If the rules were broken, or should one be found on the wrong side of the rules, there was an “eye” you would get from mom. We would call it ilihlo likamama, meaning mom’s eye. When you see that eye  piercing you, just know you would be dealt with later on without fail. At my mother’s house it was either that or she would aim with whatever (shoe, comb, lemon, onion etc.) and never missed her aim.

There were some common rules which were found in almost every household, and I know some of you will quickly remember them as I will grow through them now.
Here’s a list of the most common rules that we dared not break in any home.

Do not ask for anything
I mean who are you trying to tell you whatever in the house? That includes your new toy you wanted to show to your cousins who came to visit with their parents.

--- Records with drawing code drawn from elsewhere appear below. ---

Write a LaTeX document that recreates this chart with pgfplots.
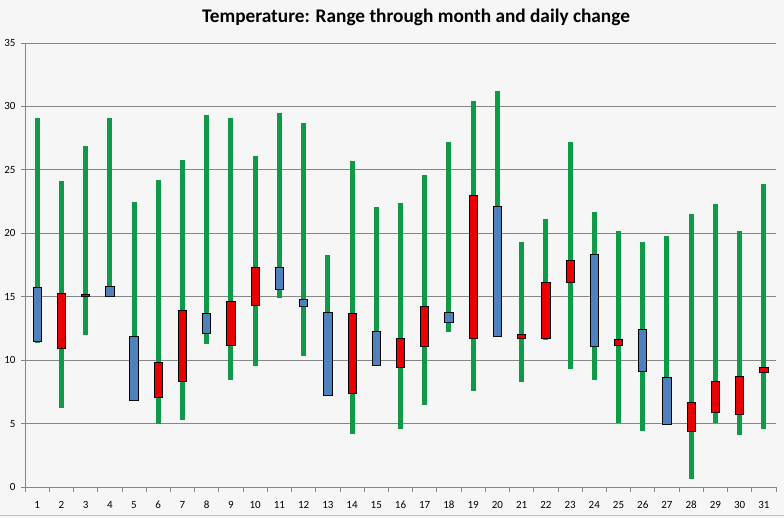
\documentclass[border=0pt]{standalone}
\usepackage{pgfplots}
\pgfplotsset{compat=1.18}
\usepgfplotslibrary{statistics}
\usepackage{fontspec}
\setmainfont{Carlito}
\definecolor{bgc}{RGB}{246,246,246}
\definecolor{ggreen}{RGB}{14,154,70}
\definecolor{bblue}{RGB}{79,129,189}
\definecolor{rred}{RGB}{232,0,0}
\definecolor{gridc}{RGB}{134,134,134}
% day, low, box bottom, box top, high, colour
\newcommand{\candle}[6]{\addplot[fill=#6, draw=black, line width=0.8pt,
  boxplot prepared={draw direction=y, draw position=#1, lower whisker=#2, lower quartile=#3,
  median=#3, upper quartile=#4, upper whisker=#5}] coordinates {};}
\begin{document}
\begin{tikzpicture}
\path[use as bounding box, fill=bgc] (-25pt,-31pt) rectangle (759pt,487pt);
\draw[gray!50, line width=1pt] (-25pt,-29pt) -- (759pt,-29pt);
\begin{axis}[
  at={(0pt,0pt)}, anchor=south west,
  scale only axis, width=751pt, height=444pt,
  xmin=0.5, xmax=31.5, ymin=0, ymax=35,
  axis x line*=bottom, axis y line*=left,
  axis line style={-, draw=gridc, line width=0.8pt},
  xtick={1,...,31}, major x tick style={draw=none},
  minor xtick={0.5,1.5,...,31.5},
  minor x tick style={draw=gridc, line width=0.8pt},
  ytick={0,5,...,35},
  ytick style={draw=gridc, line width=0.8pt},
  tick align=outside, major tick length=4pt, minor tick length=5pt,
  ymajorgrids, grid style={draw=gridc, line width=0.8pt},
  tick label style={font=\fontsize{11}{12}\selectfont, text=black},
  x tick label style={anchor=base, yshift=-18pt},
  y tick label style={xshift=-2pt},
  /pgf/number format/assume math mode=true,
  boxplot/draw direction=y,
  boxplot/box extend=0.34, boxplot/whisker extend=0,
  boxplot/every whisker/.style={draw=ggreen, line width=5pt, line cap=butt},
  boxplot/every median/.style={draw=none},
  clip=false,
]
\candle{1}{11.35}{11.5}{15.7}{29.1}{bblue}
\candle{2}{6.2}{10.9}{15.3}{24.1}{rred}
\candle{3}{12.0}{15.0}{15.2}{26.9}{rred}
\candle{4}{15.0}{15.0}{15.8}{29.1}{bblue}
\candle{5}{6.8}{6.8}{11.9}{22.5}{bblue}
\candle{6}{5.0}{7.1}{9.85}{24.2}{rred}
\candle{7}{5.25}{8.3}{13.95}{25.8}{rred}
\candle{8}{11.3}{12.1}{13.7}{29.3}{bblue}
\candle{9}{8.4}{11.2}{14.6}{29.1}{rred}
\candle{10}{9.55}{14.35}{17.3}{26.1}{rred}
\candle{11}{14.9}{15.6}{17.3}{29.5}{bblue}
\candle{12}{10.3}{14.2}{14.8}{28.7}{bblue}
\candle{13}{7.2}{7.2}{13.8}{18.3}{bblue}
\candle{14}{4.2}{7.4}{13.7}{25.7}{rred}
\candle{15}{9.55}{9.55}{12.3}{22.1}{bblue}
\candle{16}{4.6}{9.45}{11.75}{22.4}{rred}
\candle{17}{6.5}{11.1}{14.2}{24.6}{rred}
\candle{18}{12.2}{13.0}{13.8}{27.2}{bblue}
\candle{19}{7.6}{11.7}{23.0}{30.4}{rred}
\candle{20}{11.8}{11.9}{22.15}{31.2}{bblue}
\candle{21}{8.25}{11.7}{12.0}{19.3}{rred}
\candle{22}{11.6}{11.75}{16.1}{21.1}{rred}
\candle{23}{9.3}{16.1}{17.9}{27.2}{rred}
\candle{24}{8.4}{11.1}{18.3}{21.65}{bblue}
\candle{25}{5.05}{11.2}{11.6}{20.15}{rred}
\candle{26}{4.4}{9.1}{12.4}{19.3}{bblue}
\candle{27}{4.9}{4.9}{8.6}{19.75}{bblue}
\candle{28}{0.65}{4.35}{6.7}{21.5}{rred}
\candle{29}{5.05}{5.85}{8.3}{22.3}{rred}
\candle{30}{4.1}{5.75}{8.75}{20.15}{rred}
\candle{31}{4.6}{9.0}{9.45}{23.9}{rred}
\end{axis}
\node[anchor=base, font=\bfseries\fontsize{19.3}{22}\selectfont] at (391pt,464pt)
  {Temperature: Range through month and daily change};
\end{tikzpicture}
\end{document}
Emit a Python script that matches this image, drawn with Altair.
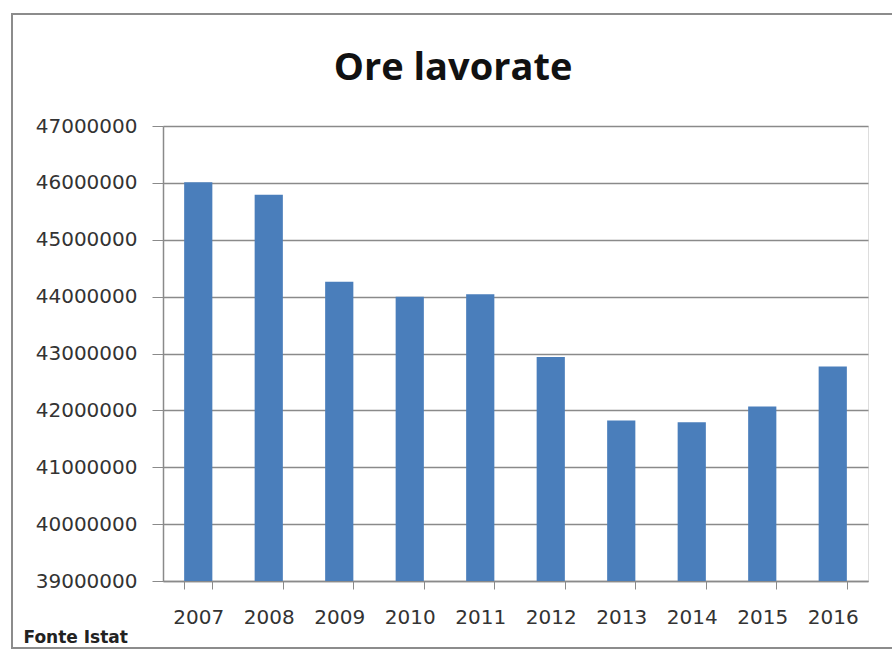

Do not ask for food (meat)
If there’s no meat in your plate do not ask why, even if the others have it. Food is understandable but meat…never. I know a friend of mine whose mom taught her and her siblings that the name of meat was BEANS. They say the kids would shout “we want beans” and everyone will be like “aww such lovely kids who don’t care about meat”. That just raised the bar of parenting for her parents.

Do not watch TV
You cannot sit around and watch TV while the elders are in the living room. Never. The television set is for the elders as long as there are visitors around.

Stay clear of the room with the elders (visitors)
That is considered as rude and eavesdropping. Technically you’re just lowering the bar for your parents. Just go and play outside with your friends. Stay there until they call for you.

You never cry
If there is anything we knew better, to not cry. We never cried when there are visitors around. Especially when they can with theirs kids. That would mean we’re weak and might lead to endless bullying and torture from our cousins.

Quit playing tour guide to their kids
Just go and play outside. You can’t show them your friends, some might embarrass you. And you cannot show them around the house. You might expose whatever is going on your home. New property or anything. Ok so we had to hide some of our new toys, in case cousin X steals them (we wouldn’t say that but our parents made us believe its true). Those were the rules.

Do not report on anything
Awucebi noma kanjani! You would never report on your sibling’s mischief openly. Rather wait for your parents to be alone and go and whisper in their ear of whatever is going on. Remember “the eye”? Go out there bursting with reports in front of visitors and the eye will cut off your wings.

Do not stare at the elders
Never look them in the eyes, especially when they are talking or eating. It is rude to stare, that is the universal rule of society. This one was hard. I mean you have to look at someone when they are talking to you right? Now you have to do that and not stare at them the same time. Just know  I, myself used to get by around that. I will not speak for the others.

We knew if we followed these rules our parents would be proud of us in front of their relatives and friends and in their minds,their visitors will be jealous  of them. Or whatever the reasons I believe I will understand when I become a parent perhaps.

Chipo K
ckarumazondo94@gmail.com

6 thoughts on “Growing up African: what not to do when there are visitors.”

  1. It was tough growing up, but it seems these things have mellowed out and we are raising a generation mannerless softies, if you judge by the parenting graph of yesteryear…
    The things kids are getting away with these days throwing tantrums and wanting to watch cartoons whilst the main news bulletin is showing, well I guess the main news no longer carries the importance it used to have nor is it still the mark that if its a school night it means bedtime
    ~B

    1. I believe the 90s generation is the last one who grew up that way. How I wish they understood that the rules are the reason our generation was well discipled unlike now

  2. This just took me back to my childhood. I am 24 now and still, my mother gives me the eye and I behave!You also could not ask about the money that the visitors left for you when they left on some “mozotengera mwana ma chips”.
    At that moment you would know that it’s the end of it, my mother would respond “ko chikafu these chaunodya” good old days!